The problem:
Take the lines of the data below from the very first through the line containing "const stackTop3 = existing.map((v, i)" and output them exactly, pictures excluded.

Provided material:
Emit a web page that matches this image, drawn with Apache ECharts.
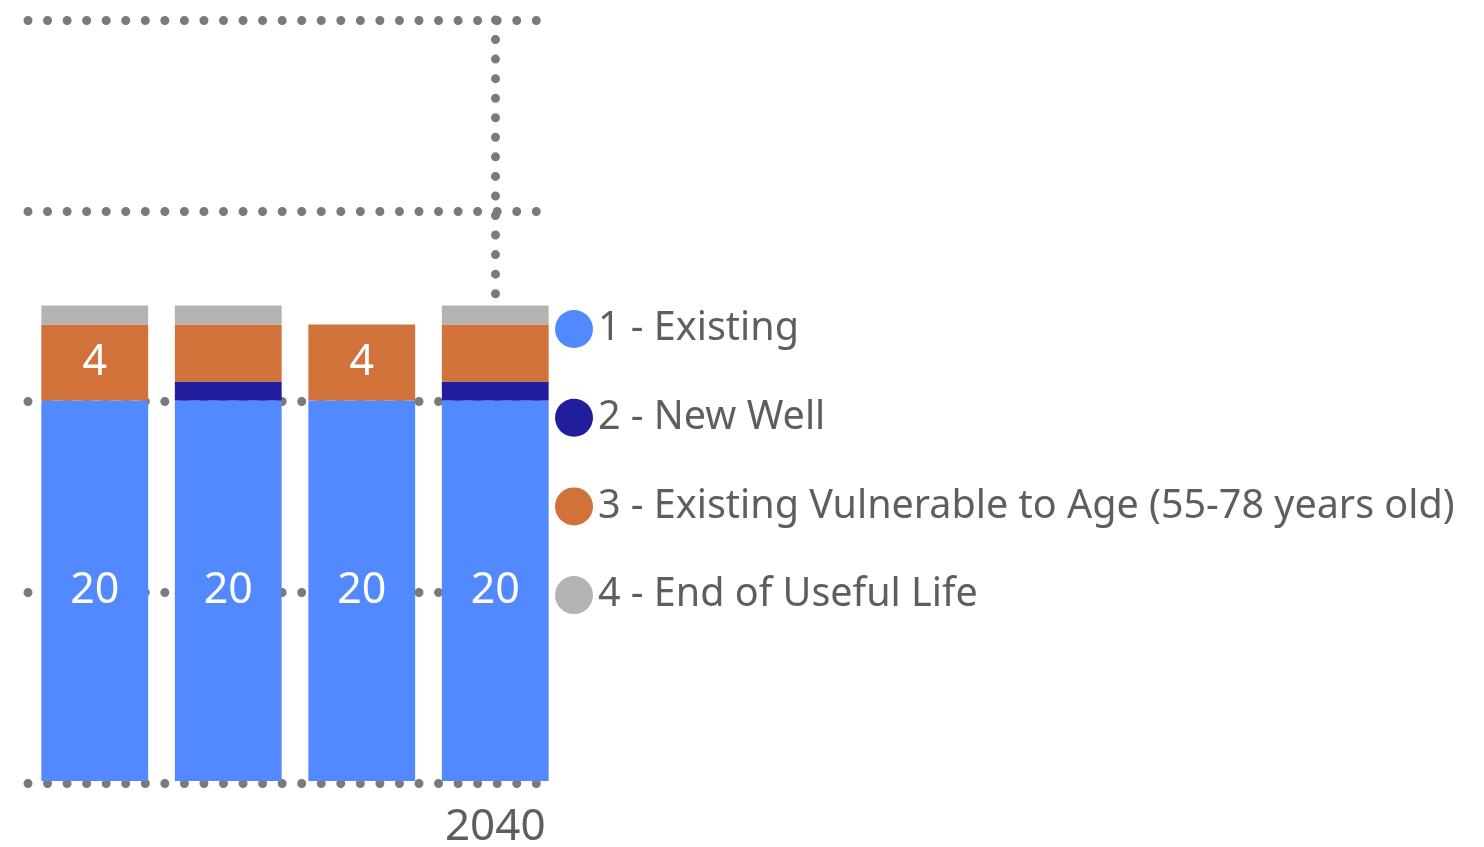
<!DOCTYPE html>
<html>
<head>
<meta charset="utf-8">
<script src="https://cdn.jsdelivr.net/npm/echarts@6/dist/echarts.min.js"></script>
<style>html,body{margin:0;padding:0;background:#fff;}#c{width:1484px;height:847px;}</style>
</head>
<body>
<div id="c"></div>
<script>
const categories = ['', '', '', '2040'];
const seriesNames = ['1 - Existing', '2 - New Well', '3 - Existing Vulnerable to Age (55-78 years old)', '4 - End of Useful Life'];
const existing = [20, 20, 20, 20];
const newWell = [0, 1, 0, 1];
const vulnerable = [4, 3, 4, 3];
const endOfLife = [1, 1, 0, 1];
const yTicks = [0, 10, 20, 30, 40];
const colors = ['#5289FF', '#211D9C', '#D0723A', '#B3B3B3'];

const FONT = 'Noto Sans';
const dotStyle = { color: '#7A7A7A', width: 9, type: [0, 19.55], cap: 'round' };
const stackTop3 = existing.map((v, i) => v + newWell[i] + vulnerable[i] + endOfLife[i]);

const chart = echarts.init(document.getElementById('c'));
const labelCfg = (minShow) => ({
  show: true, position: 'inside', color: '#fff', fontSize: 43, fontFamily: FONT,
  formatter: p => (p.value >= minShow ? String(p.value) : '')
});
chart.setOption({
  animation: false,
  color: colors,
  textStyle: { fontFamily: FONT },
  legend: {
    orient: 'vertical', left: 555, top: 309, icon: 'circle',
    itemWidth: 38, itemHeight: 38, itemGap: 48.7, padding: 0,
    textStyle: { fontSize: 39.5, color: '#605E5C', fontFamily: FONT, lineHeight: 38 },
    data: seriesNames
  },
  grid: [
    { left: 28, width: 534, top: 20, height: 761, outerBoundsMode: 'none', containLabel: false },
    { left: 28, width: 512, top: 20, height: 763, outerBoundsMode: 'none', containLabel: false }
  ],
  xAxis: [
    { type: 'category', gridIndex: 0, data: categories,
      axisLine: { show: false }, axisTick: { show: false },
      axisLabel: { fontSize: 44, color: '#605E5C', margin: 24, fontFamily: FONT } },
    { type: 'value', gridIndex: 1, show: false, min: 0, max: 1 }
  ],
  yAxis: [
    { type: 'value', gridIndex: 0, min: yTicks[0], max: yTicks[yTicks.length - 1], interval: 10,
      axisLabel: { show: false }, axisLine: { show: false }, splitLine: { show: false } },
    { type: 'value', gridIndex: 1, min: yTicks[0], max: yTicks[yTicks.length - 1], interval: 10,
      axisLabel: { show: false }, axisLine: { show: false }, axisTick: { show: false },
      splitLine: { show: true, lineStyle: dotStyle } }
  ],
  series: [
    { name: seriesNames[0], type: 'bar', stack: 's', data: existing, barCategoryGap: '20%', label: labelCfg(1), z: 3 },
    { name: seriesNames[1], type: 'bar', stack: 's', data: newWell, z: 3 },
    { name: seriesNames[2], type: 'bar', stack: 's', data: vulnerable, label: labelCfg(4), z: 3 },
    { name: seriesNames[3], type: 'bar', stack: 's', data: endOfLife, z: 3,
      markLine: {
        symbol: 'none', silent: true, label: { show: false },
        lineStyle: dotStyle,
        data: [[{ coord: [3, yTicks[yTicks.length - 1]] }, { coord: [3, stackTop3[3]] }]]
      } }
  ]
});
</script>
</body>
</html>
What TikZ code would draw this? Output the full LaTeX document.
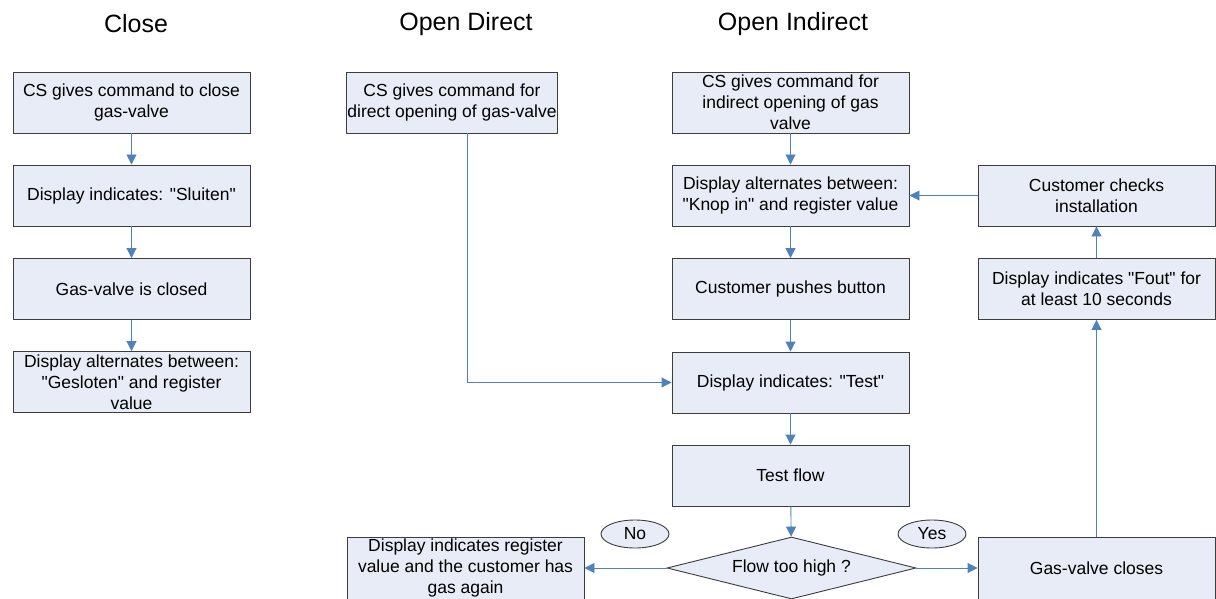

Answer to this task:
Emit a web page that matches this image, drawn with Apache ECharts.
<!DOCTYPE html>
<html>
<head>
<meta charset="utf-8">
<script src="https://cdn.jsdelivr.net/npm/echarts@6/dist/echarts.min.js"></script>
<style>html,body{margin:0;padding:0;background:#fff;}#c{width:1484px;height:847px;}</style>
</head>
<body>
<div id="c"></div>
<script>
const categories = ['', '', '', '2040'];
const seriesNames = ['1 - Existing', '2 - New Well', '3 - Existing Vulnerable to Age (55-78 years old)', '4 - End of Useful Life'];
const existing = [20, 20, 20, 20];
const newWell = [0, 1, 0, 1];
const vulnerable = [4, 3, 4, 3];
const endOfLife = [1, 1, 0, 1];
const yTicks = [0, 10, 20, 30, 40];
const colors = ['#5289FF', '#211D9C', '#D0723A', '#B3B3B3'];

const FONT = 'Noto Sans';
const dotStyle = { color: '#7A7A7A', width: 9, type: [0, 19.55], cap: 'round' };
const stackTop3 = existing.map((v, i) => v + newWell[i] + vulnerable[i] + endOfLife[i]);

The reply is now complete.